## start
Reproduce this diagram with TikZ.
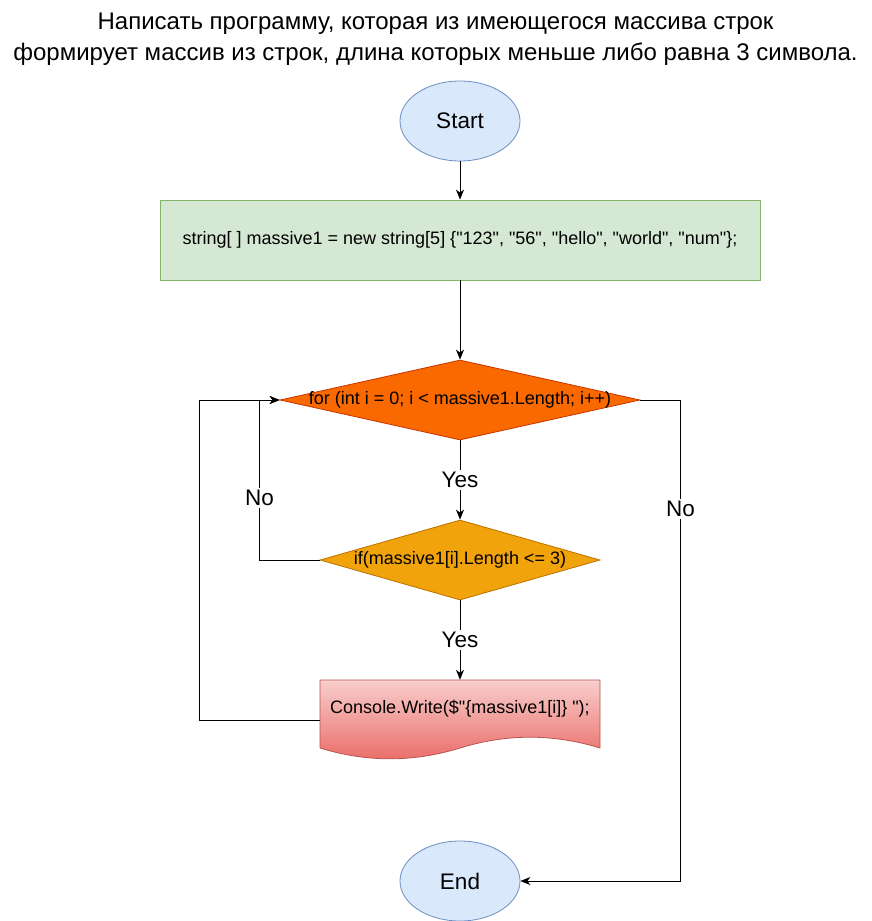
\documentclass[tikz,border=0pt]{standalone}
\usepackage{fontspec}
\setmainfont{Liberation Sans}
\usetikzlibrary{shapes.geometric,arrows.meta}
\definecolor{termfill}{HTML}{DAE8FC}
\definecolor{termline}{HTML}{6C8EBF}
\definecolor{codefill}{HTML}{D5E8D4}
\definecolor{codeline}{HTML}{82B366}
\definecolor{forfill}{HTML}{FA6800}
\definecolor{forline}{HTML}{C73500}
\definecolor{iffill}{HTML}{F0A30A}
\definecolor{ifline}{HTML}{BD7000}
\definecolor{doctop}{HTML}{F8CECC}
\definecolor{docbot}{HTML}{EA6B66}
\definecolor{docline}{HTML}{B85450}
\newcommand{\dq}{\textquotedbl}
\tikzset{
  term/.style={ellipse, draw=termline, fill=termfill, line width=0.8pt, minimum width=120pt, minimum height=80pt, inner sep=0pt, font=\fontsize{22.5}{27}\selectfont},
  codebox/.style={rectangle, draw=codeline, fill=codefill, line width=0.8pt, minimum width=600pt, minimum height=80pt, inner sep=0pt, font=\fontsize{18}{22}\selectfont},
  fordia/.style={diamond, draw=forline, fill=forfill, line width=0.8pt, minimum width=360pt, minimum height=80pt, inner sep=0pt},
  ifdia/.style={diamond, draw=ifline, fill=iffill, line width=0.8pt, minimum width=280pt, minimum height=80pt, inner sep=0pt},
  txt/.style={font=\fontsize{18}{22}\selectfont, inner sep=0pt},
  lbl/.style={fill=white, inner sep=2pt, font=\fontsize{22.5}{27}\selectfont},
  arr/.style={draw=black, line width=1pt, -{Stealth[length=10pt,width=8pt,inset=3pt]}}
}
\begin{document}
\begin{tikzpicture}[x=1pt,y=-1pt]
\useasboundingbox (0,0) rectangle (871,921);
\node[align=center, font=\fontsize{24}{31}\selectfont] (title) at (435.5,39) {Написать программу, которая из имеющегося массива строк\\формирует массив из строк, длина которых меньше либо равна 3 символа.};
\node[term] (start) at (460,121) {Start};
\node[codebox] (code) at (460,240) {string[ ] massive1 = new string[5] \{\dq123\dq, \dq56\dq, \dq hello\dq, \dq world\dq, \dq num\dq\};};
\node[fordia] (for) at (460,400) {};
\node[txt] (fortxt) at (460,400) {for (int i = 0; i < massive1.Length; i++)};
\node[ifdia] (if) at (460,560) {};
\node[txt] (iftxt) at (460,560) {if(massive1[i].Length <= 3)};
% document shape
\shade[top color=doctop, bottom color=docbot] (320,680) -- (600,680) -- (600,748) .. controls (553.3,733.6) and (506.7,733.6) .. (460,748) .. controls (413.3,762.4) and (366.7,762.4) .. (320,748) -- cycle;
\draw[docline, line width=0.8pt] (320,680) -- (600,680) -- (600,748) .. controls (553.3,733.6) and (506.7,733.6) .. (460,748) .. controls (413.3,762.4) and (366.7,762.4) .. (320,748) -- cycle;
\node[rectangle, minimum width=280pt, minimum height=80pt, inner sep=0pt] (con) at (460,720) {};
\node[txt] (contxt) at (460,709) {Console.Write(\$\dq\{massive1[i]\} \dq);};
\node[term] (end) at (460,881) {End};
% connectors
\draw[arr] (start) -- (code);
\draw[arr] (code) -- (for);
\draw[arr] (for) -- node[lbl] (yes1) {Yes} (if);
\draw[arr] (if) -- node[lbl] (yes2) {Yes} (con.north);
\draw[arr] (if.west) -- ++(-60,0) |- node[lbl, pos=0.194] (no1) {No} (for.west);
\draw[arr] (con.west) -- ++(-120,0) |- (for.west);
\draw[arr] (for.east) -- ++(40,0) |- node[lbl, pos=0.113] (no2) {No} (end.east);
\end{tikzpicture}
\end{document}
## end
→ Given task:
Reproduce the data word for word, excluding its pictures.

→ Correct result:
Reproduce this diagram with TikZ.
\documentclass[tikz,border=0pt]{standalone}
\usepackage{fontspec}
\setmainfont{Liberation Sans}
\usetikzlibrary{shapes.geometric,arrows.meta}
\definecolor{termfill}{HTML}{DAE8FC}
\definecolor{termline}{HTML}{6C8EBF}
\definecolor{codefill}{HTML}{D5E8D4}
\definecolor{codeline}{HTML}{82B366}
\definecolor{forfill}{HTML}{FA6800}
\definecolor{forline}{HTML}{C73500}
\definecolor{iffill}{HTML}{F0A30A}
\definecolor{ifline}{HTML}{BD7000}
\definecolor{doctop}{HTML}{F8CECC}
\definecolor{docbot}{HTML}{EA6B66}
\definecolor{docline}{HTML}{B85450}
\newcommand{\dq}{\textquotedbl}
\tikzset{
  term/.style={ellipse, draw=termline, fill=termfill, line width=0.8pt, minimum width=120pt, minimum height=80pt, inner sep=0pt, font=\fontsize{22.5}{27}\selectfont},
  codebox/.style={rectangle, draw=codeline, fill=codefill, line width=0.8pt, minimum width=600pt, minimum height=80pt, inner sep=0pt, font=\fontsize{18}{22}\selectfont},
  fordia/.style={diamond, draw=forline, fill=forfill, line width=0.8pt, minimum width=360pt, minimum height=80pt, inner sep=0pt},
  ifdia/.style={diamond, draw=ifline, fill=iffill, line width=0.8pt, minimum width=280pt, minimum height=80pt, inner sep=0pt},
  txt/.style={font=\fontsize{18}{22}\selectfont, inner sep=0pt},
  lbl/.style={fill=white, inner sep=2pt, font=\fontsize{22.5}{27}\selectfont},
  arr/.style={draw=black, line width=1pt, -{Stealth[length=10pt,width=8pt,inset=3pt]}}
}
\begin{document}
\begin{tikzpicture}[x=1pt,y=-1pt]
\useasboundingbox (0,0) rectangle (871,921);
\node[align=center, font=\fontsize{24}{31}\selectfont] (title) at (435.5,39) {Написать программу, которая из имеющегося массива строк\\формирует массив из строк, длина которых меньше либо равна 3 символа.};
\node[term] (start) at (460,121) {Start};
\node[codebox] (code) at (460,240) {string[ ] massive1 = new string[5] \{\dq123\dq, \dq56\dq, \dq hello\dq, \dq world\dq, \dq num\dq\};};
\node[fordia] (for) at (460,400) {};
\node[txt] (fortxt) at (460,400) {for (int i = 0; i < massive1.Length; i++)};
\node[ifdia] (if) at (460,560) {};
\node[txt] (iftxt) at (460,560) {if(massive1[i].Length <= 3)};
% document shape
\shade[top color=doctop, bottom color=docbot] (320,680) -- (600,680) -- (600,748) .. controls (553.3,733.6) and (506.7,733.6) .. (460,748) .. controls (413.3,762.4) and (366.7,762.4) .. (320,748) -- cycle;
\draw[docline, line width=0.8pt] (320,680) -- (600,680) -- (600,748) .. controls (553.3,733.6) and (506.7,733.6) .. (460,748) .. controls (413.3,762.4) and (366.7,762.4) .. (320,748) -- cycle;
\node[rectangle, minimum width=280pt, minimum height=80pt, inner sep=0pt] (con) at (460,720) {};
\node[txt] (contxt) at (460,709) {Console.Write(\$\dq\{massive1[i]\} \dq);};
\node[term] (end) at (460,881) {End};
% connectors
\draw[arr] (start) -- (code);
\draw[arr] (code) -- (for);
\draw[arr] (for) -- node[lbl] (yes1) {Yes} (if);
\draw[arr] (if) -- node[lbl] (yes2) {Yes} (con.north);
\draw[arr] (if.west) -- ++(-60,0) |- node[lbl, pos=0.194] (no1) {No} (for.west);
\draw[arr] (con.west) -- ++(-120,0) |- (for.west);
\draw[arr] (for.east) -- ++(40,0) |- node[lbl, pos=0.113] (no2) {No} (end.east);
\end{tikzpicture}
\end{document}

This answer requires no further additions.